— Begin Data —

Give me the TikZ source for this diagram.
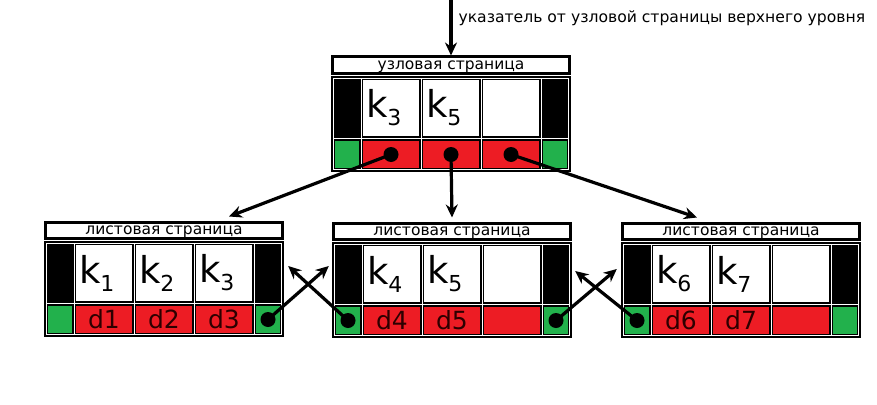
\documentclass[tikz,border=0pt]{standalone}
\usepackage{fontspec}
\setmainfont{DejaVu Sans}
\usetikzlibrary{arrows.meta,positioning,calc}

\definecolor{cellred}{RGB}{237,28,36}
\definecolor{cellgreen}{RGB}{34,177,76}
\definecolor{datatext}{RGB}{45,0,0}

\newcommand{\kk}[1]{k\raisebox{-8pt}{\fontsize{22}{22}\selectfont #1}}

% one page of the tree: title bar, key row, pointer row
\newcommand{\indexpage}[8]{%
  \node[titlebar] (#1-title) at (120,9) {#2};
  \node[pagebody] (#1) at (120,68) {};
  \draw[gridline] (2.5,22.5) rectangle (237.5,113.5);
  \foreach \gx in {30,90,150,210} \draw[gridline] (\gx,22.5) -- (\gx,113.5);
  \draw[gridline] (2.5,82.5) -- (237.5,82.5);
  \node[keycell]  (#1-k1)   at (60,52)    {#3};
  \node[keycell]  (#1-k2)   at (120,52)   {#4};
  \node[keycell]  (#1-k3)   at (180,52)   {#5};
  \node[endcell]  (#1-prev) at (16,98.5)  {};
  \node[datacell] (#1-d1)   at (60,98.5)  {#6};
  \node[datacell] (#1-d2)   at (120,98.5) {#7};
  \node[datacell] (#1-d3)   at (180,98.5) {#8};
  \node[endcell]  (#1-next) at (224,98.5) {};
}

\begin{document}
\begin{tikzpicture}[
    x=1pt, y=-1pt,
    titlebar/.style={rectangle, draw, line width=3pt, fill=white, minimum width=237pt,
                     minimum height=16pt, inner sep=0pt, text height=11pt, text depth=2.5pt,
                     font=\fontsize{15.5}{15.5}\selectfont},
    pagebody/.style={rectangle, fill=black, minimum width=240pt, minimum height=96pt, inner sep=0pt},
    gridline/.style={white, line width=0.8pt},
    keycell/.style={rectangle, fill=white, minimum width=56pt, minimum height=56pt, inner sep=0pt,
                    text width=50pt, align=left, font=\fontsize{37}{37}\selectfont},
    datacell/.style={rectangle, fill=cellred, minimum width=56pt, minimum height=27pt, inner sep=0pt,
                     text=datatext, font=\fontsize{25}{25}\selectfont},
    endcell/.style={rectangle, fill=cellgreen, minimum width=24pt, minimum height=27pt, inner sep=0pt},
    dot/.style={circle, fill=black, minimum size=15pt, inner sep=0pt},
    arrow/.style={-{Stealth[length=13pt,width=12pt]}, line width=3.2pt},
    lbl/.style={font=\fontsize{15.6}{15.6}\selectfont}
]
\useasboundingbox (0,0) rectangle (877,404);

%% ── Node page ────────────────────────────────────────────────────
\begin{scope}[shift={(331,56)}]
  \indexpage{root}{узловая страница}{\kk{3}}{\kk{5}}{}{}{}{}
\end{scope}

%% ── Leaf pages ───────────────────────────────────────────────────
\begin{scope}[shift={(44,221)}]
  \indexpage{leafL}{листовая страница}{\kk{1}}{\kk{2}}{\kk{3}}{d1}{d2}{d3}
\end{scope}
\begin{scope}[shift={(332,222)}]
  \indexpage{leafM}{листовая страница}{\kk{4}}{\kk{5}}{}{d4}{d5}{}
\end{scope}
\begin{scope}[shift={(621,222)}]
  \indexpage{leafR}{листовая страница}{\kk{6}}{\kk{7}}{}{d6}{d7}{}
\end{scope}

%% ── Pointer dots ─────────────────────────────────────────────────
\node[dot] (root-p1) at (root-d1) {};
\node[dot] (root-p2) at (root-d2) {};
\node[dot] (root-p3) at (root-d3) {};
\node[dot] (leafL-n) at (leafL-next) {};
\node[dot] (leafM-p) at (leafM-prev) {};
\node[dot] (leafM-n) at (leafM-next) {};
\node[dot] (leafR-p) at (leafR-prev) {};

%% ── Incoming pointer ─────────────────────────────────────────────
\coordinate (top) at (451,0);
\draw[arrow] (top) -- (top |- root-title.north);
\node[lbl, anchor=west] (toplabel) at (455,18) {указатель от узловой страницы верхнего уровня};

%% ── Arrows ───────────────────────────────────────────────────────
\draw[arrow] (root-p1.center) -- ([xshift=65pt,yshift=4pt]leafL-title.north);
\draw[arrow] (root-p2.center) -- ([yshift=4pt]leafM-title.north);
\draw[arrow] (root-p3.center) -- ([xshift=-44pt,yshift=4pt]leafR-title.north);
\draw[arrow] (leafL-n.center) -- ([xshift=-3pt,yshift=24pt]leafM.west);
\draw[arrow] (leafM-p.center) -- ([xshift=4pt,yshift=23pt]leafL.east);
\draw[arrow] (leafM-n.center) -- ([xshift=-4pt,yshift=21pt]leafR.west);
\draw[arrow] (leafR-p.center) -- ([xshift=3pt,yshift=19pt]leafM.east);

\end{tikzpicture}
\end{document}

— End Data —

### Problem:
Leave the pictures out, and print every line of the listing exactly as written.

### Solution to the problem:
Give me the TikZ source for this diagram.
\documentclass[tikz,border=0pt]{standalone}
\usepackage{fontspec}
\setmainfont{DejaVu Sans}
\usetikzlibrary{arrows.meta,positioning,calc}

\definecolor{cellred}{RGB}{237,28,36}
\definecolor{cellgreen}{RGB}{34,177,76}
\definecolor{datatext}{RGB}{45,0,0}

\newcommand{\kk}[1]{k\raisebox{-8pt}{\fontsize{22}{22}\selectfont #1}}

% one page of the tree: title bar, key row, pointer row
\newcommand{\indexpage}[8]{%
  \node[titlebar] (#1-title) at (120,9) {#2};
  \node[pagebody] (#1) at (120,68) {};
  \draw[gridline] (2.5,22.5) rectangle (237.5,113.5);
  \foreach \gx in {30,90,150,210} \draw[gridline] (\gx,22.5) -- (\gx,113.5);
  \draw[gridline] (2.5,82.5) -- (237.5,82.5);
  \node[keycell]  (#1-k1)   at (60,52)    {#3};
  \node[keycell]  (#1-k2)   at (120,52)   {#4};
  \node[keycell]  (#1-k3)   at (180,52)   {#5};
  \node[endcell]  (#1-prev) at (16,98.5)  {};
  \node[datacell] (#1-d1)   at (60,98.5)  {#6};
  \node[datacell] (#1-d2)   at (120,98.5) {#7};
  \node[datacell] (#1-d3)   at (180,98.5) {#8};
  \node[endcell]  (#1-next) at (224,98.5) {};
}

\begin{document}
\begin{tikzpicture}[
    x=1pt, y=-1pt,
    titlebar/.style={rectangle, draw, line width=3pt, fill=white, minimum width=237pt,
                     minimum height=16pt, inner sep=0pt, text height=11pt, text depth=2.5pt,
                     font=\fontsize{15.5}{15.5}\selectfont},
    pagebody/.style={rectangle, fill=black, minimum width=240pt, minimum height=96pt, inner sep=0pt},
    gridline/.style={white, line width=0.8pt},
    keycell/.style={rectangle, fill=white, minimum width=56pt, minimum height=56pt, inner sep=0pt,
                    text width=50pt, align=left, font=\fontsize{37}{37}\selectfont},
    datacell/.style={rectangle, fill=cellred, minimum width=56pt, minimum height=27pt, inner sep=0pt,
                     text=datatext, font=\fontsize{25}{25}\selectfont},
    endcell/.style={rectangle, fill=cellgreen, minimum width=24pt, minimum height=27pt, inner sep=0pt},
    dot/.style={circle, fill=black, minimum size=15pt, inner sep=0pt},
    arrow/.style={-{Stealth[length=13pt,width=12pt]}, line width=3.2pt},
    lbl/.style={font=\fontsize{15.6}{15.6}\selectfont}
]
\useasboundingbox (0,0) rectangle (877,404);

%% ── Node page ────────────────────────────────────────────────────
\begin{scope}[shift={(331,56)}]
  \indexpage{root}{узловая страница}{\kk{3}}{\kk{5}}{}{}{}{}
\end{scope}

%% ── Leaf pages ───────────────────────────────────────────────────
\begin{scope}[shift={(44,221)}]
  \indexpage{leafL}{листовая страница}{\kk{1}}{\kk{2}}{\kk{3}}{d1}{d2}{d3}
\end{scope}
\begin{scope}[shift={(332,222)}]
  \indexpage{leafM}{листовая страница}{\kk{4}}{\kk{5}}{}{d4}{d5}{}
\end{scope}
\begin{scope}[shift={(621,222)}]
  \indexpage{leafR}{листовая страница}{\kk{6}}{\kk{7}}{}{d6}{d7}{}
\end{scope}

%% ── Pointer dots ─────────────────────────────────────────────────
\node[dot] (root-p1) at (root-d1) {};
\node[dot] (root-p2) at (root-d2) {};
\node[dot] (root-p3) at (root-d3) {};
\node[dot] (leafL-n) at (leafL-next) {};
\node[dot] (leafM-p) at (leafM-prev) {};
\node[dot] (leafM-n) at (leafM-next) {};
\node[dot] (leafR-p) at (leafR-prev) {};

%% ── Incoming pointer ─────────────────────────────────────────────
\coordinate (top) at (451,0);
\draw[arrow] (top) -- (top |- root-title.north);
\node[lbl, anchor=west] (toplabel) at (455,18) {указатель от узловой страницы верхнего уровня};

%% ── Arrows ───────────────────────────────────────────────────────
\draw[arrow] (root-p1.center) -- ([xshift=65pt,yshift=4pt]leafL-title.north);
\draw[arrow] (root-p2.center) -- ([yshift=4pt]leafM-title.north);
\draw[arrow] (root-p3.center) -- ([xshift=-44pt,yshift=4pt]leafR-title.north);
\draw[arrow] (leafL-n.center) -- ([xshift=-3pt,yshift=24pt]leafM.west);
\draw[arrow] (leafM-p.center) -- ([xshift=4pt,yshift=23pt]leafL.east);
\draw[arrow] (leafM-n.center) -- ([xshift=-4pt,yshift=21pt]leafR.west);
\draw[arrow] (leafR-p.center) -- ([xshift=3pt,yshift=19pt]leafM.east);

\end{tikzpicture}
\end{document}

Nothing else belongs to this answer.